**The exercise**
Count how many lines in the material below hold the word "diagram"; the reply is that number alone.

**The records**
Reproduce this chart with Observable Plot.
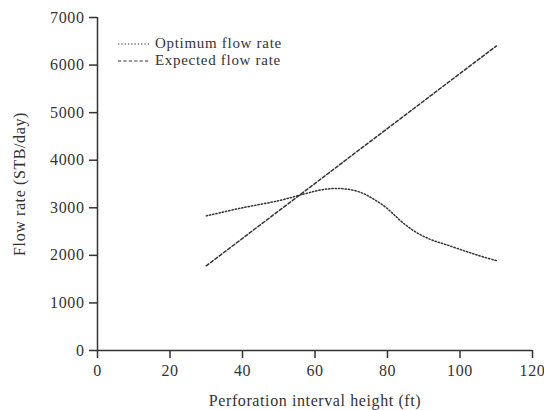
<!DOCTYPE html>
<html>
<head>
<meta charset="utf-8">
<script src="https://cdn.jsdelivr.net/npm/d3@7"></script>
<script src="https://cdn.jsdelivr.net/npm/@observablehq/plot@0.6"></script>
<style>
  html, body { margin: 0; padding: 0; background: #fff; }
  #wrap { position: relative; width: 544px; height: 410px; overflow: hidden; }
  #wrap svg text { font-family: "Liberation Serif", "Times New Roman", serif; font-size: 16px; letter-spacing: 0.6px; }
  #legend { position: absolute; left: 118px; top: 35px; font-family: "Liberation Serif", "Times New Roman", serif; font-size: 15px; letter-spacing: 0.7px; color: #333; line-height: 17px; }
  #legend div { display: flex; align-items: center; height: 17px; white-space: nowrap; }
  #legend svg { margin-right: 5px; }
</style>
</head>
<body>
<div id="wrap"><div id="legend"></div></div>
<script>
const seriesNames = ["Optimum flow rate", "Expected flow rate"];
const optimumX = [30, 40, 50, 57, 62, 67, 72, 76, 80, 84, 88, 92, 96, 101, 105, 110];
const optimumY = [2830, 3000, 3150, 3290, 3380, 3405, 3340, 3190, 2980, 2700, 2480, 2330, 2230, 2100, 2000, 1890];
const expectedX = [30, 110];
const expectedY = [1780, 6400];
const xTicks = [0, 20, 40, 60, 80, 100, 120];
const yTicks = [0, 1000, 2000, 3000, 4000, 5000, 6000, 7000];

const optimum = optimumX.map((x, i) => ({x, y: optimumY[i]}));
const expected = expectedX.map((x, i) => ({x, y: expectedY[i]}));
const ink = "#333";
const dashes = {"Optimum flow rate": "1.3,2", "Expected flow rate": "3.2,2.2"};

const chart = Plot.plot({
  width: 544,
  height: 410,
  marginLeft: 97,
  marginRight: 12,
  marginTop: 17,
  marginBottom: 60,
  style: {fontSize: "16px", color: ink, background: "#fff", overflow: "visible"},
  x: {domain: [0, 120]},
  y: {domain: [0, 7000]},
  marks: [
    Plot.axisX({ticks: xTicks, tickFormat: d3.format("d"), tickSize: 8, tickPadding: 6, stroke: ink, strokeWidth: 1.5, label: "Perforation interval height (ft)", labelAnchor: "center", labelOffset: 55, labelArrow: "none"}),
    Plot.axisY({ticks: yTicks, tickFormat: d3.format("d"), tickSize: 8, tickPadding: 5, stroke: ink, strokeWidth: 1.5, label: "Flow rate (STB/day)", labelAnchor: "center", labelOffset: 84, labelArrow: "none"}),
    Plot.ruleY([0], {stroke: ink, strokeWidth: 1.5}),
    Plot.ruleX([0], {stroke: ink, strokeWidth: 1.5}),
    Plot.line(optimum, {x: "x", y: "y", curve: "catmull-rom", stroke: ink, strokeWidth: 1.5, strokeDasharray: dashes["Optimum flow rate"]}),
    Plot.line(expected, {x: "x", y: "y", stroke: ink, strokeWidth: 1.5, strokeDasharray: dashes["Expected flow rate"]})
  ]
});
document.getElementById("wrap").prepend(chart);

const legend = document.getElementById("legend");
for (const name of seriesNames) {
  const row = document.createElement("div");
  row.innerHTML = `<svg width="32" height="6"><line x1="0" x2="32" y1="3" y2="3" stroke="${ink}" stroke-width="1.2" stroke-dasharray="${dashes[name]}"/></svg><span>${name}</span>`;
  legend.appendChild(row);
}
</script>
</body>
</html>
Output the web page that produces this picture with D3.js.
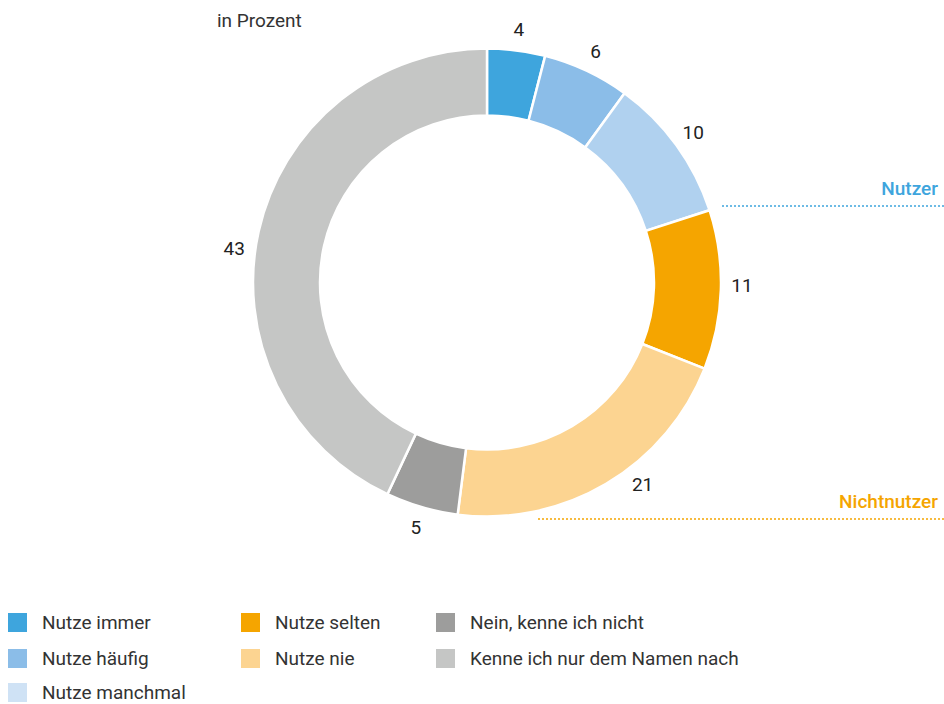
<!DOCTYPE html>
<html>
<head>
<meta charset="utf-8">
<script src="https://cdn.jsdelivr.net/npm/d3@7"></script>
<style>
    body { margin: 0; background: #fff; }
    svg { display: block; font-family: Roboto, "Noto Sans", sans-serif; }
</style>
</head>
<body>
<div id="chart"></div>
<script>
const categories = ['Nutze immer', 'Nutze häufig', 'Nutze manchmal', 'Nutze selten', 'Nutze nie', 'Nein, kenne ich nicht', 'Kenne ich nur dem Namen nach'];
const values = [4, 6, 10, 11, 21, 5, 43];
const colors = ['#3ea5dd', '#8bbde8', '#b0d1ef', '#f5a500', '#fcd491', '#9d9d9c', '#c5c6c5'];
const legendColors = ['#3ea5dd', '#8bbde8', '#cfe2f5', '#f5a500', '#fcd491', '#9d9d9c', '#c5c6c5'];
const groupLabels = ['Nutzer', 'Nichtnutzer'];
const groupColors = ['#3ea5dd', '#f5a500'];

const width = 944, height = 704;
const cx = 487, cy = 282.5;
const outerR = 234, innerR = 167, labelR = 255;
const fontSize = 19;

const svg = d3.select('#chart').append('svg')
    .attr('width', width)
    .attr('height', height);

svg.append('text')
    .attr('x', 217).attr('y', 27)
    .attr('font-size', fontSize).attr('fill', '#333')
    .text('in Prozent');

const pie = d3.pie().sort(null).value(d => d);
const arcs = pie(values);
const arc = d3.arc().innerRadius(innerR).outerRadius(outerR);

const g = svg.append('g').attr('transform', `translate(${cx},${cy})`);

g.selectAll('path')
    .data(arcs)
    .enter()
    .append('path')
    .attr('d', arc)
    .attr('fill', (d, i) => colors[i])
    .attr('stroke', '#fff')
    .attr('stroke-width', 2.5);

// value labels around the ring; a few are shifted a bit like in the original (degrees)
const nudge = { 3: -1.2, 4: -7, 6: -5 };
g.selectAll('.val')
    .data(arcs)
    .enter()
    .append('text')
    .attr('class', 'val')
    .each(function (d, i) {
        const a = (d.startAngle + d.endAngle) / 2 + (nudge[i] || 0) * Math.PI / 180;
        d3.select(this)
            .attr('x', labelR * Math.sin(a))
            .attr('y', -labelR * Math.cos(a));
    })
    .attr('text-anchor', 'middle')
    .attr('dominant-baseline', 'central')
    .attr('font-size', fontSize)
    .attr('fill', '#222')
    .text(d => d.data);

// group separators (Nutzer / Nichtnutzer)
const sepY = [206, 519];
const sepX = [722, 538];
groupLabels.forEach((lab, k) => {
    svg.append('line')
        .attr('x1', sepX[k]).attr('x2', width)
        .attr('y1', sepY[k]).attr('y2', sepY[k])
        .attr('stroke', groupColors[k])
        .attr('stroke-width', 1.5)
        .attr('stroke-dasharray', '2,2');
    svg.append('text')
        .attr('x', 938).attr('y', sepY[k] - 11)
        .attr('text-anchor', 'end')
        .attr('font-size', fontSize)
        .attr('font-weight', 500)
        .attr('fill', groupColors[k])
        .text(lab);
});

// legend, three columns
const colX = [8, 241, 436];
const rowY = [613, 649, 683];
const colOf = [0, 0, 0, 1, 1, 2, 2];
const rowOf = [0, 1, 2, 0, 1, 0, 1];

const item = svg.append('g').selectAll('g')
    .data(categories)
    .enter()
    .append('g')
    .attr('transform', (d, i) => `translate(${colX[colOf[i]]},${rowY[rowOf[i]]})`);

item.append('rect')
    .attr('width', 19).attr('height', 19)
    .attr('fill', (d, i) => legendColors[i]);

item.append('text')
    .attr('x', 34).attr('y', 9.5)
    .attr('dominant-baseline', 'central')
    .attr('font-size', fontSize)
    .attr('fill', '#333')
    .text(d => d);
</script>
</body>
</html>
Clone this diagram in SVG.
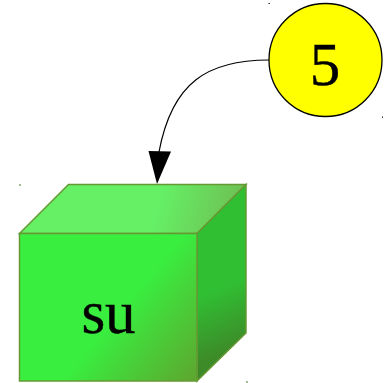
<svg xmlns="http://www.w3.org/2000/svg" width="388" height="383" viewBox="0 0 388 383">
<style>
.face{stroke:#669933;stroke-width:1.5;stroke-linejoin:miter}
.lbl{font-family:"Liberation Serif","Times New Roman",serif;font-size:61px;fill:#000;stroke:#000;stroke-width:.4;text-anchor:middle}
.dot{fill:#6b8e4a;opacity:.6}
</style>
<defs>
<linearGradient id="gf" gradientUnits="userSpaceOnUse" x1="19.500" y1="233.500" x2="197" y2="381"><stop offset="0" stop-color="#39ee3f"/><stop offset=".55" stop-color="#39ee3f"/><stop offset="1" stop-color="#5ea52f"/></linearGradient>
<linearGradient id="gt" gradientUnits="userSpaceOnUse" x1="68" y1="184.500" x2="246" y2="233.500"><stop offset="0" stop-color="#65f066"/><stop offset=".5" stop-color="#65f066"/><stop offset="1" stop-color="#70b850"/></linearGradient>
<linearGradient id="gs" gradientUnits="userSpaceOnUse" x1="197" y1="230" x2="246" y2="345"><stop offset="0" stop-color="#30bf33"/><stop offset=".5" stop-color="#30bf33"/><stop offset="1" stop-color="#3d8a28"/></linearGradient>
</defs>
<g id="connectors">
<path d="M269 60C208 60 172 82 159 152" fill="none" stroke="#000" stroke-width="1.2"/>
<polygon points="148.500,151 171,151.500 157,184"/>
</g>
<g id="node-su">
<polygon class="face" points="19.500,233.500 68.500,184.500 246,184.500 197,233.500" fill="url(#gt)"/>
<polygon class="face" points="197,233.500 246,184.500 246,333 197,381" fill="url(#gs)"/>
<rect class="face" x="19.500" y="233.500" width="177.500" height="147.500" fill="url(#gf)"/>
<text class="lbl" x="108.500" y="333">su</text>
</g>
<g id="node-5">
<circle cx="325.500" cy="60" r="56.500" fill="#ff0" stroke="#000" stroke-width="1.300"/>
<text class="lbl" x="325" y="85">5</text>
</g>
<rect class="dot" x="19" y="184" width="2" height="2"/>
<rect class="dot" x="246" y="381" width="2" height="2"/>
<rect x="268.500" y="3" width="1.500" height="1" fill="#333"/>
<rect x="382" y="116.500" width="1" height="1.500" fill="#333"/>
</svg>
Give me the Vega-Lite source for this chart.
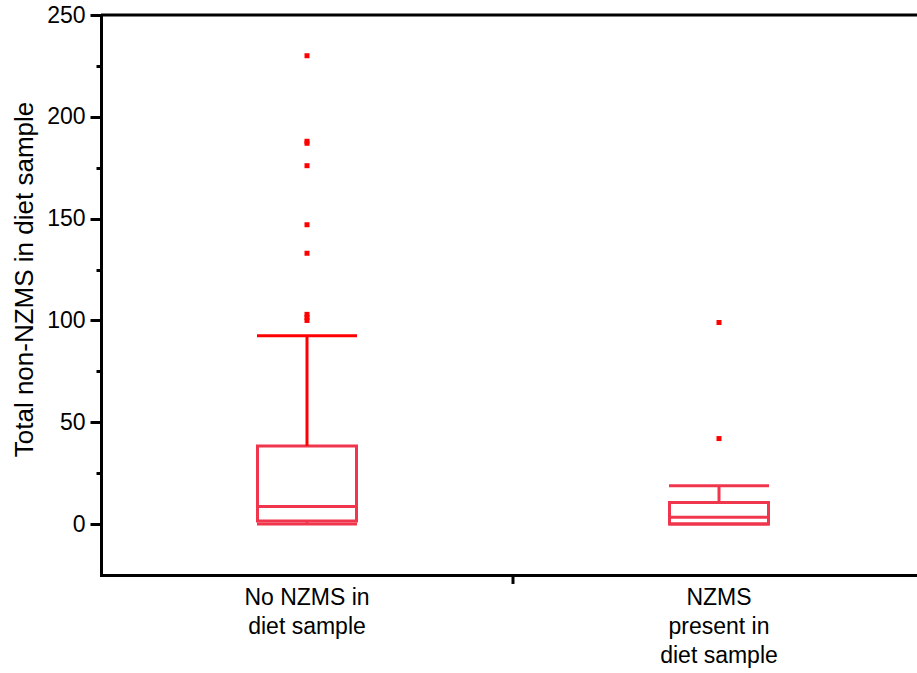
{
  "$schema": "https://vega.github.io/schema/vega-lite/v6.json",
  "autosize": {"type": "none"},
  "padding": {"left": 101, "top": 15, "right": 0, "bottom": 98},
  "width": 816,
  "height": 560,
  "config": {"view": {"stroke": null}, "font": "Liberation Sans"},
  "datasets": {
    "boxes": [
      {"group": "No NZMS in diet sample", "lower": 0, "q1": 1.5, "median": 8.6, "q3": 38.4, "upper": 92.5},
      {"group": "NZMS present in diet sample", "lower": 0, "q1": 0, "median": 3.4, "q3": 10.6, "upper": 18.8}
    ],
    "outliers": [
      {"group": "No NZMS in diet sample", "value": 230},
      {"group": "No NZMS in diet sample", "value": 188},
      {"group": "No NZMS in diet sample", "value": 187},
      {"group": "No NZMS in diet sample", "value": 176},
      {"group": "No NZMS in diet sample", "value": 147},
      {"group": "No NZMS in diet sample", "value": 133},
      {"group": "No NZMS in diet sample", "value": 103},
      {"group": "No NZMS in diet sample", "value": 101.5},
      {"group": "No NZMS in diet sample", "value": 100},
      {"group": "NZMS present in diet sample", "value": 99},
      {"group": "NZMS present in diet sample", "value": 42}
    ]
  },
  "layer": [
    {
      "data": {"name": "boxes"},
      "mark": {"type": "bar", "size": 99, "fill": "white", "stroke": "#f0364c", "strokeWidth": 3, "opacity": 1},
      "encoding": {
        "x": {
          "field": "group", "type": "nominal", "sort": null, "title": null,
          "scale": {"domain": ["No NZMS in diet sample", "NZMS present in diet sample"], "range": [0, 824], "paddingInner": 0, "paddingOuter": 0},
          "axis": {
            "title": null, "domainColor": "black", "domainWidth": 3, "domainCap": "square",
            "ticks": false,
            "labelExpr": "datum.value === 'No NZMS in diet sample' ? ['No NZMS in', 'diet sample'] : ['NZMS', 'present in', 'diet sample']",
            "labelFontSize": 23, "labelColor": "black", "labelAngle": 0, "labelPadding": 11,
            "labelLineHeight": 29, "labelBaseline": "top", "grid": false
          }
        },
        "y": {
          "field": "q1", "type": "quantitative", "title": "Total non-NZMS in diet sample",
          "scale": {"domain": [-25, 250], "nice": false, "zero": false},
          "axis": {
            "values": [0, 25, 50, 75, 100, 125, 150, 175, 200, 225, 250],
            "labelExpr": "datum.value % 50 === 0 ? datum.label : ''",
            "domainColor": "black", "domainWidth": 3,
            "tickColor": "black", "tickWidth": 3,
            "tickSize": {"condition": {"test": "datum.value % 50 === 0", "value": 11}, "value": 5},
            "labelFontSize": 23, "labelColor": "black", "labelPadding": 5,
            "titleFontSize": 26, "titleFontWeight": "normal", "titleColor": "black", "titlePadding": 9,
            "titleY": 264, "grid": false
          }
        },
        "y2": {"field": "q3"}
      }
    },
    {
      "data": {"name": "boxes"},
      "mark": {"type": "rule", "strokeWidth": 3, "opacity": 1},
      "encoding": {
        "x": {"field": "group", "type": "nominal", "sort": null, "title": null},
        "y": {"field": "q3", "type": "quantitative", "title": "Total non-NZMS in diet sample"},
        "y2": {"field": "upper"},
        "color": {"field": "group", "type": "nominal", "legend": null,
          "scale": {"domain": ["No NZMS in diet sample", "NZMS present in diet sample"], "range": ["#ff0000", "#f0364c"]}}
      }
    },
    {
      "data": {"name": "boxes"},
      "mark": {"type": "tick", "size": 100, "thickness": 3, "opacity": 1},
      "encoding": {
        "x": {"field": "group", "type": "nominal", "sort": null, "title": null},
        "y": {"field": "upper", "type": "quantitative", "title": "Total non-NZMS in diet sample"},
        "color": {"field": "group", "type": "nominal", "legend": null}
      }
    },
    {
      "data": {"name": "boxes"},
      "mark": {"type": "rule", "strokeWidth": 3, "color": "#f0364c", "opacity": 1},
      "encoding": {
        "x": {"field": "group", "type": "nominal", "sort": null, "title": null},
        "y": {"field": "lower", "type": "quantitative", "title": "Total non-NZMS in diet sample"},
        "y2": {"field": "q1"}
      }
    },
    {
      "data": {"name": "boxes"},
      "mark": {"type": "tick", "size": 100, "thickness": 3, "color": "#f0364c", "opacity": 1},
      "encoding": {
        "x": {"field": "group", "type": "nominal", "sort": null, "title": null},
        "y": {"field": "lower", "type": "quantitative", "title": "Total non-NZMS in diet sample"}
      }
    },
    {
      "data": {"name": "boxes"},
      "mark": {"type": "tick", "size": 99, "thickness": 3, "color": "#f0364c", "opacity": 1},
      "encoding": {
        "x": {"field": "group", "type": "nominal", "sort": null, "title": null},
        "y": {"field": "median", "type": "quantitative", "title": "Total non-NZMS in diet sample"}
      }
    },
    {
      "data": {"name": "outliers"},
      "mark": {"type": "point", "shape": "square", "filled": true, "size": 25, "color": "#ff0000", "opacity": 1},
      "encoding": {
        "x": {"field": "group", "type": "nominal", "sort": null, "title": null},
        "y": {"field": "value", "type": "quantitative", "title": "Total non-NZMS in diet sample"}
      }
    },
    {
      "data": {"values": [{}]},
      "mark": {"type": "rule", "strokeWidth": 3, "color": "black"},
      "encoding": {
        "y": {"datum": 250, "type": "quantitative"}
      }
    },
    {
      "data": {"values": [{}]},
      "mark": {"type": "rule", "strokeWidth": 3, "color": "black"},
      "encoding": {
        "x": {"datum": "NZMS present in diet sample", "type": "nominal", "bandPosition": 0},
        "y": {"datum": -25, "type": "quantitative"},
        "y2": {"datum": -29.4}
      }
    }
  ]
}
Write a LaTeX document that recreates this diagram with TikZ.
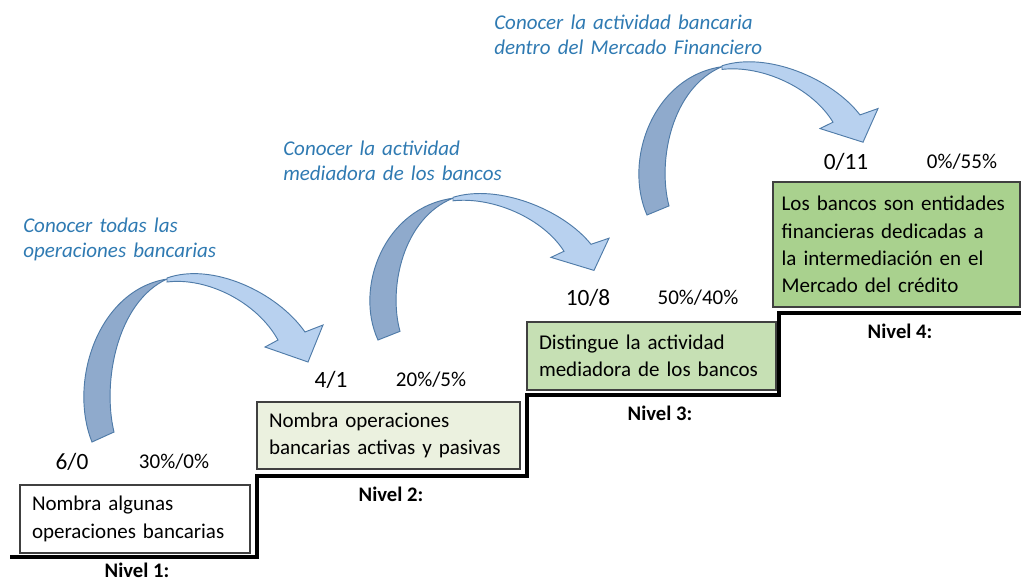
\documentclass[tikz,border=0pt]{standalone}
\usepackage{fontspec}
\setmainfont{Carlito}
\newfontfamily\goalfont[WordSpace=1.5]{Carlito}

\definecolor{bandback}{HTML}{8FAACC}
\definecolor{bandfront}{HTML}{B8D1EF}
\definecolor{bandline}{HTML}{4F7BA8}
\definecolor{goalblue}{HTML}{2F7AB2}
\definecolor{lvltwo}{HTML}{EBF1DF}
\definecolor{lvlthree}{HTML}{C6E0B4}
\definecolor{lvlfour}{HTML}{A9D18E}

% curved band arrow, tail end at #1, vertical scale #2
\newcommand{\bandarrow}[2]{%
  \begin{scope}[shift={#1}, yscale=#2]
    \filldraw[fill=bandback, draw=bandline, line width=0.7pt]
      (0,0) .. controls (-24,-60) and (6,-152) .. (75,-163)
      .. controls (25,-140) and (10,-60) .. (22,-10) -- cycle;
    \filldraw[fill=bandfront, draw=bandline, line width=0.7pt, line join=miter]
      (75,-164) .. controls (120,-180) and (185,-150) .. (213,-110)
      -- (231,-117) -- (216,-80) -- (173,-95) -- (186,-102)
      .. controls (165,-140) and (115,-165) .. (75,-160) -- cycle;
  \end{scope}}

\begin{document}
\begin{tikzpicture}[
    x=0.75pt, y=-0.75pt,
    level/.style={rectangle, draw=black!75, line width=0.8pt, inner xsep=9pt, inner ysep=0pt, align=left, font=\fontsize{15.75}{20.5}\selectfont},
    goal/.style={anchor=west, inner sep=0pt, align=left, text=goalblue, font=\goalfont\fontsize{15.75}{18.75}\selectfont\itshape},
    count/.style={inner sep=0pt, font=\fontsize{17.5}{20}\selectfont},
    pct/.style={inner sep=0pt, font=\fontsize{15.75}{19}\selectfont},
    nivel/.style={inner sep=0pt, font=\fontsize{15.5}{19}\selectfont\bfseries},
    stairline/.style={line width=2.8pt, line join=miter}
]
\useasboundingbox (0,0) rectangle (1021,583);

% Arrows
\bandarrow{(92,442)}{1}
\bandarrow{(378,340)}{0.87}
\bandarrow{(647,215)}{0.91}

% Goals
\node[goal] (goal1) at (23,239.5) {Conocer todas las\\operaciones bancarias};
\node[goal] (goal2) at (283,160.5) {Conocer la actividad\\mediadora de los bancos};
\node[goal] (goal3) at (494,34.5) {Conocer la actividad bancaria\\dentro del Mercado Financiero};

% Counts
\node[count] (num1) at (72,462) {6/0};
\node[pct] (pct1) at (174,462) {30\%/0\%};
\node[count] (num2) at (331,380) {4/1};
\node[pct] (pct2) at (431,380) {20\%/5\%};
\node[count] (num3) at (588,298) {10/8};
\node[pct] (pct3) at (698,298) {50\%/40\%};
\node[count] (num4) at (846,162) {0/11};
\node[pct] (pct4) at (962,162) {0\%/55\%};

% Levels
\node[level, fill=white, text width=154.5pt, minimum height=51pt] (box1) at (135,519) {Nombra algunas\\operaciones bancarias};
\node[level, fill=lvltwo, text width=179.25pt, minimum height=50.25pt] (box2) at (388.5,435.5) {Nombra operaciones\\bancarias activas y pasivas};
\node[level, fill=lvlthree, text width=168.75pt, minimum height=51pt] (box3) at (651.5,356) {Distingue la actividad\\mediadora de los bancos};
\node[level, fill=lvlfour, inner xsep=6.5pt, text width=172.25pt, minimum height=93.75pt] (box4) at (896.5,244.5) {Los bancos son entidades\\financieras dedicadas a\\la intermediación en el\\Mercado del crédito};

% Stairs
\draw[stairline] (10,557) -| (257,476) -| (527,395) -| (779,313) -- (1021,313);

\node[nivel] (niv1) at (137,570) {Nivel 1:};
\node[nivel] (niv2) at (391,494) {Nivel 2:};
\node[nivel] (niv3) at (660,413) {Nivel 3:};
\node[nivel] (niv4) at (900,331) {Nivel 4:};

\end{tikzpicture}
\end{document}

**Full answer**
2